Beta-amyloid plaque is located inside the brain and is suspected by researchers to cause cell and tissue death leading to Alzheimer’s disease. Clinical trials led by these researchers are looking at drugs that may reduce the progression of beta-amyloid plaque buildup.
Benzodiazepines: A Word of Caution
People at risk for developing Alzheimer’s disease and people over the age of 65 may want to speak to their health care provider if prescribed benzodiazepines to treat anxiety or depression disorders.
Alzheimer’s interrupts the neurotransmitters in the brain that communicate messages throughout the body. Benzodiazepines are depressant drugs used to treat seizures, insomnia, and anxiety disorders. Benzodiazepines release a neurotransmitter that tells the patient’s brain to slow down.
Long-term use of benzodiazepines could be dangerous, however, according to some research. This is an issue when older adults have been prescribed them as a treatment for anxiety and other medical issues. Yet other studies question whether these medications in fact cause dementia.
Heartburn Medication: A Possible Link
Prolonged use of certain heartburn medications may be connected to the development of Alzheimer’s in older adults. According to a recent study, longtime use of certain over-the-counter heartburn medications, such as Prilosec, Nexium, and Prevacid, suggest a link to a 33 percent increase in dementia risk compared with people who do not take these types of drugs. Further research, however, remains necessary.
Blood Pressure Medications: A Potential Plus
Meanwhile, another analysis suggests that patients who are controlling their high blood pressure with the use of prescription drugs may see a lower risk for developing dementia than patients who are leaving their hypertension untreated.
Air Pollution and Alzheimer’s?
Exposure over time to poor air quality may also have a connection to the development of dementia. Smoke from wildfires, traffic exhaust, and agricultural emissions may all be possible risk factors, researchers have said.

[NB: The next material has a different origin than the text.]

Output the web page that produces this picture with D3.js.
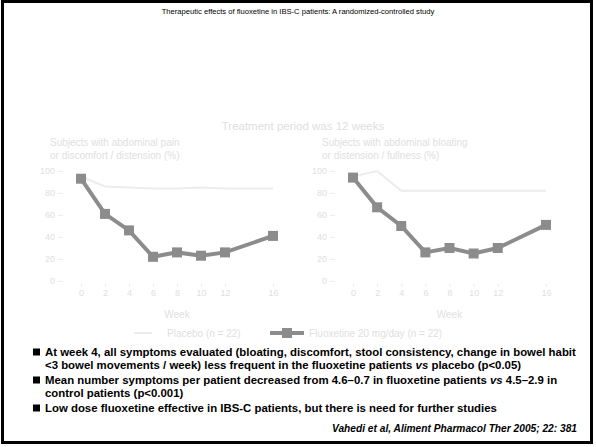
<!DOCTYPE html>
<html>
<head>
<meta charset="utf-8">
<script src="https://cdn.jsdelivr.net/npm/d3@7"></script>
<style>
  html, body { margin: 0; padding: 0; background: #fff; }
  svg { display: block; font-family: Arial, "Liberation Sans", sans-serif; }
</style>
</head>
<body>
<script>
// Weeks of measurement (12-week treatment, follow-up at week 16)
const weeks = [0, 2, 4, 6, 8, 10, 12, 16];
const yTicks = [0, 20, 40, 60, 80, 100];

// Left panel: subjects with abdominal pain / discomfort (%)
const painFluoxetine = [93, 61, 46, 22, 26, 23, 26, 41];
const painPlacebo = [95, 86, 85, 84, 84, 85, 84, 84];

// Right panel: subjects with abdominal bloating (%)
const bloatFluoxetine = [94, 67, 50, 26, 30, 25, 30, 51];
const bloatPlacebo = [95, 100, 82, 82, 82, 82, 82, 82];

const seriesNames = ["Placebo (n = 22)", "Fluoxetine 20 mg/day (n = 22)"];
const panelTitles = [
  ["Subjects with abdominal pain", "or discomfort / distension (%)"],
  ["Subjects with abdominal bloating", "or distension / fullness (%)"]
];

const titleText = "Therapeutic effects of fluoxetine in IBS-C patients: A randomized-controlled study";
const periodText = "Treatment period was 12 weeks";
const citation = "Vahedi et al, Aliment Pharmacol Ther 2005; 22: 381";

// bullet lines: [text, italic] runs
const bulletLines = [
  { bullet: true, parts: [["At week 4, all symptoms evaluated (bloating, discomfort, stool consistency, change in bowel habit", false]] },
  { bullet: false, parts: [["<3 bowel movements / week) less frequent in the fluoxetine patients ", false], ["vs", true], [" placebo (p<0.05)", false]] },
  { bullet: true, parts: [["Mean number symptoms per patient decreased from 4.6\u20130.7 in fluoxetine patients ", false], ["vs", true], [" 4.5\u20132.9 in", false]] },
  { bullet: false, parts: [["control patients (p<0.001)", false]] },
  { bullet: true, parts: [["Low dose fluoxetine effective in IBS-C patients, but there is need for further studies", false]] }
];
const bulletY = [356, 369, 384, 397, 412];

const W = 596, H = 447;
const faint = "#e0e0e0";
const faintLine = "#ececec";
const dark = "#8c8c8c";

const svg = d3.select("body").append("svg").attr("width", W).attr("height", H);

// slide frame
svg.append("rect").attr("x", 2.5).attr("y", 1.5).attr("width", 589).attr("height", 441)
  .attr("fill", "none").attr("stroke", "#000").attr("stroke-width", 3);

svg.append("text").attr("x", 298).attr("y", 14).attr("text-anchor", "middle")
  .attr("font-size", 7.6).attr("fill", "#000").text(titleText);

svg.append("text").attr("x", 303).attr("y", 130).attr("text-anchor", "middle")
  .attr("font-size", 11.5).attr("fill", faint).text(periodText);

function panel(x0, x1, fluox, placebo, titles, tx) {
  const x = d3.scaleLinear().domain([0, 16]).range([x0, x1]);
  const y = d3.scaleLinear().domain([0, 100]).range([281, 171]);
  const g = svg.append("g");

  const yAxis = g.append("g").attr("transform", `translate(${x0 - 18},0)`)
    .call(d3.axisLeft(y).tickValues(yTicks).tickSize(5).tickPadding(3));
  yAxis.select(".domain").remove();
  yAxis.selectAll("line").attr("stroke", faintLine);
  yAxis.selectAll("text").attr("fill", faint).attr("font-size", 9);

  const xAxis = g.append("g").attr("transform", "translate(0,284)")
    .call(d3.axisBottom(x).tickValues(weeks).tickSize(3).tickPadding(3));
  xAxis.select(".domain").remove();
  xAxis.selectAll("line").attr("stroke", faintLine);
  xAxis.selectAll("text").attr("fill", faint).attr("font-size", 9);

  g.append("text").attr("x", (x0 + x1) / 2).attr("y", 318).attr("text-anchor", "middle")
    .attr("font-size", 10).attr("fill", faint).text("Week");

  titles.forEach((t, i) => {
    g.append("text").attr("x", tx).attr("y", 146 + i * 12.5)
      .attr("font-size", 10).attr("fill", faint).text(t);
  });

  const line = d3.line().x((d, i) => x(weeks[i])).y(d => y(d));

  g.append("path").datum(placebo).attr("d", line).attr("fill", "none")
    .attr("stroke", faintLine).attr("stroke-width", 2);

  g.append("path").datum(fluox).attr("d", line).attr("fill", "none")
    .attr("stroke", dark).attr("stroke-width", 4);
  g.selectAll("rect.m").data(fluox).join("rect").attr("class", "m")
    .attr("x", (d, i) => x(weeks[i]) - 5).attr("y", d => y(d) - 5)
    .attr("width", 10).attr("height", 10).attr("fill", dark);
}

panel(81, 273, painFluoxetine, painPlacebo, panelTitles[0], 50);
panel(353, 546, bloatFluoxetine, bloatPlacebo, panelTitles[1], 322);

// legend
const lg = svg.append("g");
lg.append("line").attr("x1", 134).attr("x2", 152).attr("y1", 333).attr("y2", 333)
  .attr("stroke", faintLine).attr("stroke-width", 2);
lg.append("text").attr("x", 167).attr("y", 337).attr("font-size", 10).attr("fill", faint).text(seriesNames[0]);
lg.append("line").attr("x1", 270).attr("x2", 304).attr("y1", 333).attr("y2", 333)
  .attr("stroke", dark).attr("stroke-width", 4);
lg.append("rect").attr("x", 282).attr("y", 328).attr("width", 10).attr("height", 10).attr("fill", dark);
lg.append("text").attr("x", 309).attr("y", 337).attr("font-size", 10).attr("fill", faint).text(seriesNames[1]);

// bullet points
const bx = 45, fs = 11.4;
bulletLines.forEach((l, i) => {
  const yy = bulletY[i];
  if (l.bullet) {
    svg.append("rect").attr("x", 33).attr("y", yy - 7.5).attr("width", 7).attr("height", 7).attr("fill", "#000");
  }
  const t = svg.append("text").attr("x", bx).attr("y", yy).attr("font-size", fs)
    .attr("font-weight", "bold").attr("fill", "#000");
  l.parts.forEach(p => {
    t.append("tspan").attr("font-style", p[1] ? "italic" : "normal").text(p[0]);
  });
});

svg.append("text").attr("x", 577).attr("y", 432).attr("text-anchor", "end")
  .attr("font-size", 10.2).attr("font-weight", "bold").attr("font-style", "italic")
  .attr("fill", "#000").text(citation);
</script>
</body>
</html>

Technological Advancements in Alzheimer’s DiagnosisTechnological advancements in diagnosis may help researchers to understand more of the signs of dementia and Alzheimer’s.
One of the earliest signs of Alzheimer’s is struggling with speech, whether it is struggling to find the words during a conversation or keeping up a conversation with someone. Speech patterns help doctors understand a patient’s level of cognitive impairment. Artificial intelligence could aid medical professionals in analyzing speech and language patterns that may help catch the early signs of dementia and Alzheimer’s.
Other studies are exploring the effectiveness of diagnosing Alzheimer’s early with a headband device that monitor’s a person’s brain activity. Individuals may even seek out a simple blood test that is newly available for predicting risk of the disease.
Can I Reduce My Risk?While there is still no definitive way to prevent the development of Alzheimer’s disease, there are some lifestyle changes that may help reduce the risk of developing dementia, including the following:
- Eating a healthy diet that is rich in vitamins and minerals
- Getting regular exercise
- Doing brainteasers like puzzles, and crosswords
- Engaging in activities like playing instruments, doing arts and crafts, or becoming a part of a book club
- Keeping a journal
- Maintaining good sleep habits
In addition to the above, it is important to maintain an active social life, especially when you start to get older. Having good conversations and engaging with others can keep your brain activity up, help you avoid memory loss, improve your listening and communication skills, and promote overall well-being.